__WRITTEN INSTRUCTION__: Set the data down again, exactly as it reads, but without the pictures.

__MATERIAL PROVIDED__:
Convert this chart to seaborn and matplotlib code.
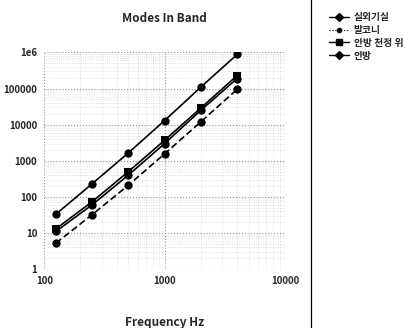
import numpy as np
import pandas as pd
import matplotlib
matplotlib.use("Agg")
import matplotlib.pyplot as plt
from matplotlib.lines import Line2D
import seaborn as sns

# octave band centre frequencies
freqs = [125, 250, 500, 1000, 2000, 4000]

# number of room modes in each band
outdoor_room = [33, 230, 1650, 13000, 110000, 880000]
balcony = [5.2, 32, 210, 1550, 12000, 95000]
above_ceiling = [13, 73, 500, 3700, 29000, 230000]
bedroom = [11, 60, 400, 3000, 25000, 190000]

labels = ["실외기실", "발코니", "안방 천정 위", "안방"]
series = [outdoor_room, balcony, above_ceiling, bedroom]

ytick_vals = [1, 10, 100, 1000, 10000, 100000, 1000000]
ytick_labels = ["1", "10", "100", "1000", "10000", "100000", "1e6"]
xtick_vals = [100, 1000, 10000]
xtick_labels = ["100", "1000", "10000"]

rows = []
for lab, vals in zip(labels, series):
    for f, v in zip(freqs, vals):
        rows.append({"freq": f, "modes": v, "room": lab})
df = pd.DataFrame(rows)

sns.set_style("white")
plt.rcParams["font.family"] = ["Noto Sans CJK KR", "DejaVu Sans"]

fig = plt.figure(figsize=(4.06, 3.28), dpi=100)
ax = fig.add_axes([0.109, 0.180, 0.593, 0.660])

markers = {labels[0]: "o", labels[1]: "o", labels[2]: "s", labels[3]: "o"}
dashes = {labels[0]: "", labels[1]: (4, 2), labels[2]: "", labels[3]: ""}
palette = {lab: "black" for lab in labels}

sns.lineplot(data=df, x="freq", y="modes", hue="room", style="room",
             markers=markers, dashes=dashes, palette=palette,
             linewidth=1.2, markersize=6, markeredgewidth=0, ax=ax,
             legend=False)

ax.set_xscale("log")
ax.set_yscale("log")
ax.set_xlim(100, 10000)
ax.set_ylim(1, 1000000)

ax.grid(True, which="major", color="#999999", linestyle=":", linewidth=0.8)
ax.grid(True, which="minor", color="#d0d0d0", linestyle=":", linewidth=0.5)
for s in ax.spines.values():
    s.set_visible(False)

ax.set_xticks(xtick_vals)
ax.set_xticklabels(xtick_labels, fontsize=7, fontweight="heavy")
ax.set_yticks(ytick_vals)
ax.set_yticklabels(ytick_labels, fontsize=7, fontweight="heavy")
ax.tick_params(axis="both", which="both", length=2, pad=3)
ax.minorticks_on()

ax.set_xlabel("Frequency Hz", fontsize=8.5, fontweight="heavy", labelpad=22)
ax.set_ylabel("")
ax.set_title("Modes In Band", fontsize=8.5, fontweight="heavy", pad=22)

# separator line between plot and legend
fig.add_artist(Line2D([0.766, 0.766], [0.0, 1.0], color="black", linewidth=0.9))

handles = [
    Line2D([], [], color="black", marker="D", markersize=4, linewidth=1.0),
    Line2D([], [], color="black", marker="o", markersize=3, linestyle=":", linewidth=0.8),
    Line2D([], [], color="black", marker="s", markersize=4, linewidth=1.0),
    Line2D([], [], color="black", marker="D", markersize=4, linewidth=1.0),
]
fig.legend(handles, labels, loc="upper left", bbox_to_anchor=(0.79, 0.99),
           frameon=False, handlelength=2.0, handletextpad=0.5,
           labelspacing=0.3, prop={"weight": "heavy", "size": 7})

fig.savefig("out.png", dpi=100)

__THE RESPONSE__:
Convert this chart to seaborn and matplotlib code.
import numpy as np
import pandas as pd
import matplotlib
matplotlib.use("Agg")
import matplotlib.pyplot as plt
from matplotlib.lines import Line2D
import seaborn as sns

# octave band centre frequencies
freqs = [125, 250, 500, 1000, 2000, 4000]

# number of room modes in each band
outdoor_room = [33, 230, 1650, 13000, 110000, 880000]
balcony = [5.2, 32, 210, 1550, 12000, 95000]
above_ceiling = [13, 73, 500, 3700, 29000, 230000]
bedroom = [11, 60, 400, 3000, 25000, 190000]

labels = ["실외기실", "발코니", "안방 천정 위", "안방"]
series = [outdoor_room, balcony, above_ceiling, bedroom]

ytick_vals = [1, 10, 100, 1000, 10000, 100000, 1000000]
ytick_labels = ["1", "10", "100", "1000", "10000", "100000", "1e6"]
xtick_vals = [100, 1000, 10000]
xtick_labels = ["100", "1000", "10000"]

rows = []
for lab, vals in zip(labels, series):
    for f, v in zip(freqs, vals):
        rows.append({"freq": f, "modes": v, "room": lab})
df = pd.DataFrame(rows)

sns.set_style("white")
plt.rcParams["font.family"] = ["Noto Sans CJK KR", "DejaVu Sans"]

fig = plt.figure(figsize=(4.06, 3.28), dpi=100)
ax = fig.add_axes([0.109, 0.180, 0.593, 0.660])

markers = {labels[0]: "o", labels[1]: "o", labels[2]: "s", labels[3]: "o"}
dashes = {labels[0]: "", labels[1]: (4, 2), labels[2]: "", labels[3]: ""}
palette = {lab: "black" for lab in labels}

sns.lineplot(data=df, x="freq", y="modes", hue="room", style="room",
             markers=markers, dashes=dashes, palette=palette,
             linewidth=1.2, markersize=6, markeredgewidth=0, ax=ax,
             legend=False)

ax.set_xscale("log")
ax.set_yscale("log")
ax.set_xlim(100, 10000)
ax.set_ylim(1, 1000000)

ax.grid(True, which="major", color="#999999", linestyle=":", linewidth=0.8)
ax.grid(True, which="minor", color="#d0d0d0", linestyle=":", linewidth=0.5)
for s in ax.spines.values():
    s.set_visible(False)

ax.set_xticks(xtick_vals)
ax.set_xticklabels(xtick_labels, fontsize=7, fontweight="heavy")
ax.set_yticks(ytick_vals)
ax.set_yticklabels(ytick_labels, fontsize=7, fontweight="heavy")
ax.tick_params(axis="both", which="both", length=2, pad=3)
ax.minorticks_on()

ax.set_xlabel("Frequency Hz", fontsize=8.5, fontweight="heavy", labelpad=22)
ax.set_ylabel("")
ax.set_title("Modes In Band", fontsize=8.5, fontweight="heavy", pad=22)

# separator line between plot and legend
fig.add_artist(Line2D([0.766, 0.766], [0.0, 1.0], color="black", linewidth=0.9))

handles = [
    Line2D([], [], color="black", marker="D", markersize=4, linewidth=1.0),
    Line2D([], [], color="black", marker="o", markersize=3, linestyle=":", linewidth=0.8),
    Line2D([], [], color="black", marker="s", markersize=4, linewidth=1.0),
    Line2D([], [], color="black", marker="D", markersize=4, linewidth=1.0),
]
fig.legend(handles, labels, loc="upper left", bbox_to_anchor=(0.79, 0.99),
           frameon=False, handlelength=2.0, handletextpad=0.5,
           labelspacing=0.3, prop={"weight": "heavy", "size": 7})

fig.savefig("out.png", dpi=100)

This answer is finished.